WARNING:  oldest xmin is far in the past
HINT:  Close open transactions soon to avoid wraparound problems.
You might also need to commit or roll back old prepared transactions, or drop stale replication slots.

The autovacuum previously kicked in at 200m and reduced the maximum xid.   Now there is no reduction.

We have a writer (master) node, 3 readers (slaves) and a hot-standby. We have an ETL vendor hooked up to replicate. All of the replications are working. There is current data in each. We have checked our replication slots. Everything is in use and working.

From transactions, we have terminated every writer node PID since before this climb has started. Almost every client has been restarted. 

We are handling 100+ insert/updates per second. Most transactions complete in ~2 seconds. Though some may take 1 minute.  There are no long running idle in transaction activities. 

We have been scouring the internet reading many helpful pages and trying their advice but we cannot find a problem.

We have restored a daily snapshot in another cluster. After vacuuming the max xid dropped to 50m.

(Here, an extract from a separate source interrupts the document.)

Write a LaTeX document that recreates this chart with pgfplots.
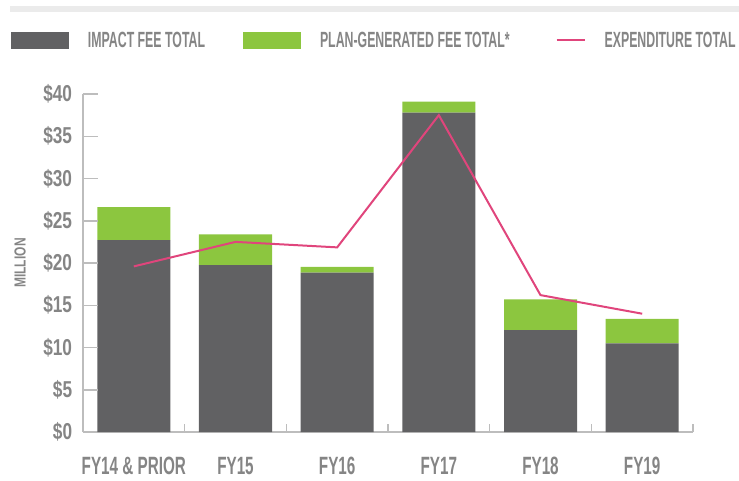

No client was connected. Implying that a restart should fix the issue.

I am searching for any hints. We have not found a smoking gun to focus on.  This is a 24x7 operation and would rather not have to restart the server.

We are on v13.8, AWS RDS.

Is there a way to find which row or table or lock or some open transaction is preventing the vacuuming from lowering xid? Any hints on where to look? 

Thanks